The following has be reported by IBM LTC: Up to 6 Second Latencies in some cpu bound transactions Hardware Environment: Egenera Blades Software Environment: RH 2.4.9-e25 Steps to Reproduce: Can only be done at CSFB's production environment. 1. Run CSFB's AMM application (stock quoting system) 2. Observe 6 second maximum logged transaction time (happens every 15 minutes) Additional Information: CSFB's stock quoting application has some cpu bound transactions that take up to 6 seconds, while average time is 24ms. Kernel 2.4.7-10 did not experience this, but kernel 2.4.9-e25 does. We have instrumented try_to_free_pages to see if we were stuck in a long quest for memory allocation. None of the threads called try_to_free_pages during the test (6 second transactions were still there). Kswapd also did not call try_to_free_pages We have instrumented task timeslice assignments (min, max) per task to look for scheduler starvation. All timeslices were 15ms. All tasks had the same priority. We are preparing for a A/B test with a "whitebox" system to compare to Egenera's blade systems. We would like RedHat's help with this problem: 1) Have there been any situations like this, a multi-second latency for cpu bound operations? 2) What else can we instrument to better identify the problem Glen/Greg - this is a performance bug against a Red Hat errata kernel. Per Andrew's request, please submit this to Red Hat. Thanks.
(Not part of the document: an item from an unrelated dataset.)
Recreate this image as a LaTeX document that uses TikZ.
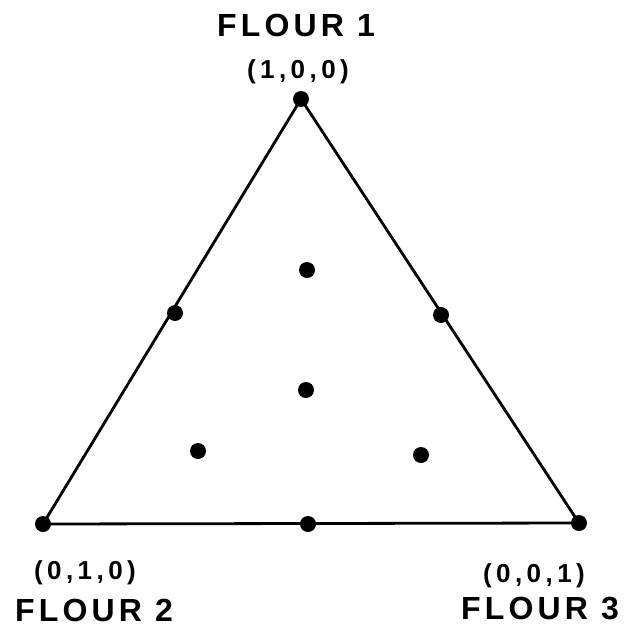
\documentclass[tikz,border=0pt]{standalone}
\usepackage{fontspec}
\setmainfont{Liberation Sans}
\newfontfamily\lblfont[LetterSpace=13]{Liberation Sans}
\newfontfamily\crdfont[LetterSpace=17]{Liberation Sans}
\begin{document}
\begin{tikzpicture}[x=1pt,y=-1pt,
  pt/.style={circle,fill=black,inner sep=0pt,minimum size=16pt},
  big/.style={font=\lblfont\fontsize{32}{34}\selectfont\bfseries,inner sep=0pt},
  crd/.style={font=\crdfont\fontsize{26}{28}\selectfont\bfseries,inner sep=0pt}]
\useasboundingbox (0,0) rectangle (626,627);
\node[pt] (A) at (301,99) {};
\node[pt] (B) at (43,524) {};
\node[pt] (C) at (579,523) {};
\node[pt] (mAB) at (175,313) {};
\node[pt] (mAC) at (441,315) {};
\node[pt] (mBC) at (308,524) {};
\node[pt] (i1) at (307,270) {};
\node[pt] (i2) at (306,390) {};
\node[pt] (i3) at (198,451) {};
\node[pt] (i4) at (421,455) {};
\draw[line width=2.8pt,line join=round] (A.center) -- (B.center) -- (C.center) -- cycle;
\node[big] (t1) at (296,25) {FLOUR 1};
\node[crd] (c1) at (298,72) {(1,0,0)};
\node[crd] (c2) at (85,573) {(0,1,0)};
\node[big] (t2) at (94,610) {FLOUR 2};
\node[crd] (c3) at (534,576) {(0,0,1)};
\node[big] (t3) at (540,608) {FLOUR 3};
\end{tikzpicture}
\end{document}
Is this our kernel or the egenera recompiled-kernel-with-changes-and-hooks kernel ?
egenera kernel. Whenever I need to patch for instrumentation, test, etc, I send to them, they rebuild, then send to customer. FYI, they had also been experiencing significant average performance drop compared to a 2.4.7-10 kernel (at least 40%). Application of Ingo's aggressive idle steal (add "idle ||" to CAN_MIGRATE) to 2.4.9-e25 brought average performance slightly better than 2.4.7-10, and worst case latency from 6 seconds to about 3 seconds. Worst case latency on 2.4.7-10 is 500 ms.
Please report back if this also shows on an actual supported Red Hat kernel
------ Additional Comments From khoa.com 2003-25-09 23:23 ------- Andrew - Red Hat has refused to look at this problem if it does not happen on their kernel. I had thought about this when I first screened this bug, but I thought Red Hat would answer your two questions above. As it turned out, they would not. So I'd like to assign this bug back to you for more analysis. Thanks.
----- Additional Comments From atheurer.com(prefers email via habanero.com) 2004-04-21 15:18 ------- Chnages to scheduler resolved this bug. Changes already in RHEL3
RHEL2.1 is currently accepting only critical security fixes. This issue is outside the current scope of support.